According to the TAU SA data (see earlier screenshot), a total of 2,295 people were murdered on farms between 1990 and 2024, including farmers, family members, employees and visitors.
This is just more than half the “4,000+ farm murders since 2018” claimed on social media, covering a period spanning many more years. AFP Fact Check could not find any research close to corroborating the claims of more than 4,000 farm murders in the country, let alone of white farmers.
The last official report by the government on farm attacks, published in 2003 by a committee of inquiry, found that 1,254 farmers were killed in the years 1991-2001.
Independent analyst Burger said a government tally has not been conducted since then which further complicates assessing the scale of the problem.
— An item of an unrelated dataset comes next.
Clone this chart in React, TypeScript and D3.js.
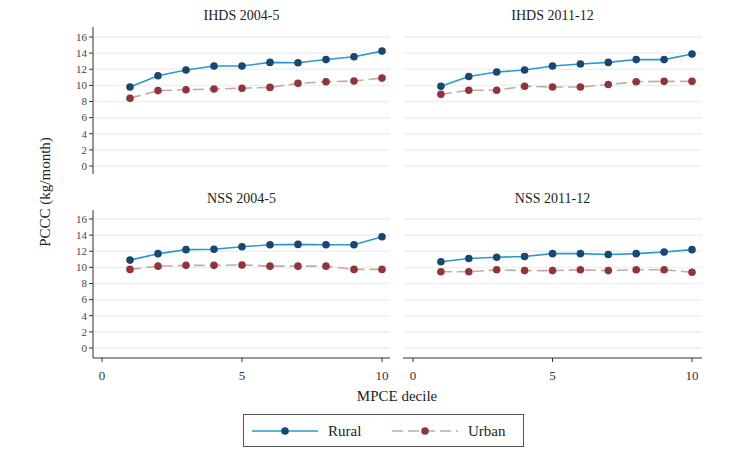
import React, { useEffect, useRef } from "react";
import * as d3 from "d3";

const deciles = [1, 2, 3, 4, 5, 6, 7, 8, 9, 10];
const panelTitles = ["IHDS 2004-5", "IHDS 2011-12", "NSS 2004-5", "NSS 2011-12"];
const ruralValues = [
  [9.8, 11.2, 11.9, 12.4, 12.4, 12.85, 12.8, 13.2, 13.55, 14.25],
  [9.9, 11.1, 11.65, 11.9, 12.4, 12.65, 12.85, 13.2, 13.2, 13.9],
  [10.9, 11.7, 12.2, 12.25, 12.55, 12.8, 12.85, 12.8, 12.8, 13.8],
  [10.7, 11.1, 11.25, 11.35, 11.7, 11.7, 11.6, 11.7, 11.9, 12.2],
];
const urbanValues = [
  [8.4, 9.35, 9.45, 9.55, 9.65, 9.75, 10.25, 10.45, 10.55, 10.9],
  [8.9, 9.4, 9.4, 9.9, 9.8, 9.8, 10.1, 10.45, 10.5, 10.5],
  [9.75, 10.15, 10.25, 10.25, 10.3, 10.15, 10.15, 10.15, 9.75, 9.75],
  [9.45, 9.45, 9.7, 9.6, 9.6, 9.7, 9.6, 9.7, 9.7, 9.4],
];
const yTicks = [0, 2, 4, 6, 8, 10, 12, 14, 16];
const xTicks = [0, 5, 10];

const W = 751;
const H = 454;
const FONT = "'Liberation Serif', 'DejaVu Serif', serif";
const ruralLine = "#2a9ac9";
const ruralDot = "#1a476f";
const urbanLine = "#c8a8a4";
const urbanDot = "#90353b";
const gridColor = "#e9f1f3";
const urbanDash = "11,5";

const App = () => {
  const svgRef = useRef<SVGSVGElement | null>(null);

  useEffect(() => {
    const svg = d3.select(svgRef.current);
    svg.selectAll("*").remove();
    svg.append("rect").attr("width", W).attr("height", H).attr("fill", "white");

    // panel boxes in px
    const cols = [
      { x0: 93, x1: 390, r0: 102, r1: 382 },
      { x0: 403, x1: 702, r0: 413, r1: 692 },
    ];
    const rows = [
      { y0: 27, y1: 174, r0: 166, r1: 37, titleY: 20 },
      { y0: 210, y1: 358, r0: 348, r1: 219, titleY: 203 },
    ];

    panelTitles.forEach((title, i) => {
      const c = cols[i % 2];
      const r = rows[Math.floor(i / 2)];
      const x = d3.scaleLinear().domain([0, 10]).range([c.r0, c.r1]);
      const y = d3.scaleLinear().domain([0, 16]).range([r.r0, r.r1]);
      const g = svg.append("g");

      // gridlines
      g.selectAll(".grid")
        .data(yTicks)
        .enter()
        .append("line")
        .attr("x1", c.x0 + 1)
        .attr("x2", c.x1)
        .attr("y1", (d) => y(d))
        .attr("y2", (d) => y(d))
        .attr("stroke", gridColor)
        .attr("stroke-width", 1.5);

      g.append("text")
        .attr("x", (c.x0 + c.x1) / 2)
        .attr("y", r.titleY)
        .attr("text-anchor", "middle")
        .style("font-family", FONT)
        .style("font-size", "14px")
        .attr("fill", "#222")
        .text(title);

      // y axis on left column
      if (i % 2 === 0) {
        const ya = g.append("g").attr("transform", `translate(${c.x0},0)`);
        ya.append("line")
          .attr("y1", r.y0)
          .attr("y2", r.y1)
          .attr("stroke", "#333")
          .attr("stroke-width", 1);
        ya.selectAll(".tk")
          .data(yTicks)
          .enter()
          .append("line")
          .attr("x1", -4)
          .attr("x2", 0)
          .attr("y1", (d) => y(d))
          .attr("y2", (d) => y(d))
          .attr("stroke", "#333");
        ya.selectAll(".tl")
          .data(yTicks)
          .enter()
          .append("text")
          .attr("x", -6)
          .attr("y", (d) => y(d))
          .attr("dy", "0.35em")
          .attr("text-anchor", "end")
          .style("font-family", FONT)
          .style("font-size", "11px")
          .attr("fill", "#444")
          .text((d) => d);
      }

      // x axis on bottom row
      if (i >= 2) {
        const xa = g.append("g").attr("transform", `translate(0,${r.y1})`);
        xa.append("line")
          .attr("x1", c.x0)
          .attr("x2", c.x1)
          .attr("stroke", "#333");
        xa.selectAll(".tk")
          .data(xTicks)
          .enter()
          .append("line")
          .attr("x1", (d) => x(d))
          .attr("x2", (d) => x(d))
          .attr("y1", 0)
          .attr("y2", 4)
          .attr("stroke", "#333");
        xa.selectAll(".tl")
          .data(xTicks)
          .enter()
          .append("text")
          .attr("x", (d) => x(d))
          .attr("y", 22)
          .attr("text-anchor", "middle")
          .style("font-family", FONT)
          .style("font-size", "13px")
          .attr("fill", "#333")
          .text((d) => d);
      }

      const series = [
        { vals: urbanValues[i], line: urbanLine, dot: urbanDot, dash: urbanDash },
        { vals: ruralValues[i], line: ruralLine, dot: ruralDot, dash: null },
      ];
      series.forEach((s) => {
        const pts = deciles.map((d, k) => [d, s.vals[k]] as [number, number]);
        const lineGen = d3
          .line<[number, number]>()
          .x((d) => x(d[0]))
          .y((d) => y(d[1]));
        g.append("path")
          .datum(pts)
          .attr("d", lineGen)
          .attr("fill", "none")
          .attr("stroke", s.line)
          .attr("stroke-width", 1.6)
          .attr("stroke-dasharray", s.dash);
        g.selectAll(null)
          .data(pts)
          .enter()
          .append("circle")
          .attr("cx", (d) => x(d[0]))
          .attr("cy", (d) => y(d[1]))
          .attr("r", 3.8)
          .attr("fill", s.dot);
      });
    });

    // axis titles
    svg.append("text")
      .attr("transform", "translate(50,192) rotate(-90)")
      .attr("text-anchor", "middle")
      .style("font-family", FONT)
      .style("font-size", "15px")
      .attr("fill", "#222")
      .text("PCCC (kg/month)");
    svg.append("text")
      .attr("x", 397)
      .attr("y", 401)
      .attr("text-anchor", "middle")
      .style("font-family", FONT)
      .style("font-size", "15px")
      .attr("fill", "#222")
      .text("MPCE decile");

    // legend
    const lg = svg.append("g");
    lg.append("rect")
      .attr("x", 243.5)
      .attr("y", 414.5)
      .attr("width", 280)
      .attr("height", 32)
      .attr("fill", "white")
      .attr("stroke", "#555")
      .attr("stroke-width", 1);
    const items = [
      { label: "Rural", x: 252, line: ruralLine, dot: ruralDot, dash: null },
      { label: "Urban", x: 392, line: urbanLine, dot: urbanDot, dash: urbanDash },
    ];
    items.forEach((it) => {
      lg.append("line")
        .attr("x1", it.x)
        .attr("x2", it.x + 66)
        .attr("y1", 431)
        .attr("y2", 431)
        .attr("stroke", it.line)
        .attr("stroke-width", 1.6)
        .attr("stroke-dasharray", it.dash);
      lg.append("circle")
        .attr("cx", it.x + 33)
        .attr("cy", 431)
        .attr("r", 3.8)
        .attr("fill", it.dot);
      lg.append("text")
        .attr("x", it.x + 76)
        .attr("y", 431)
        .attr("dy", "0.35em")
        .style("font-family", FONT)
        .style("font-size", "15px")
        .attr("fill", "#222")
        .text(it.label);
    });
  }, []);

  return (
    <svg
      ref={svgRef}
      width={W}
      height={H}
      style={{ position: "absolute", left: 0, top: 0, display: "block" }}
    ></svg>
  );
};

export default App;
This is why he advocates for a “credible and unified central database” (archived here).
“It has not yet happened and this is why we often see wild claims and misinformation,” Burger added.
High crime rate
The murder of white farmers is part of a larger insecurity issue in the country.
South Africa has one of the highest crime rates in the world: 19,279 people were killed between January and September 2024, according to aggregate data from the last three police reports, equivalent to 70.6 murders a day (archived here, here and here).
The context of total and average homicides nationally means the claims of “60 farm murders a day” are wildly exaggerated.
Calling the social media posts “blatant lies”, Lizette Lancaster, head of the crime and justice information centre at ISS, said the real “risk is predominantly in urban areas”.
Young black men are most likely to be killed in South Africa, Lancaster added (here, here and here), because “violence is concentrated in specific hotspots in the country that are in low-income, high-density informal settlements in urban areas” (archived here, here and here).
“South Africa has an armed robbery problem,” Lancaster told AFP Fact Check on February 11, 2025, and the phenomenon “spills over to small semi-rural and rural small holdings or farms”.
Politicised issue
Lancaster said the issue “has been politicised by specific interest groups into a narrative about ‘farm killings’ or by the far-right as a ‘white genocide’”, but added it “affects all South Africans”.

On February 8, 2025, US diplomatic spokeswoman Tammy Bruce announced that the United States was ready to take in “persecuted South African farmers” as refugees (archived here).
Ramaphosa, in response to the Trump administration, denied any intention to “confiscate land”, while legal experts said the new land law in South Africa clarifies the legal framework for expropriations (archived here).
The country’s foreign ministry condemned the reaction to the Expropriation Act as a “campaign of misinformation” and “propaganda” (archived here).
“It is disappointing to observe that such narratives seem to have found favour among decision-makers in the United States of America,” the ministry said.
AFP Fact Check has previously debunked claims related to farm murders and farm attacks since 2018 (here and here).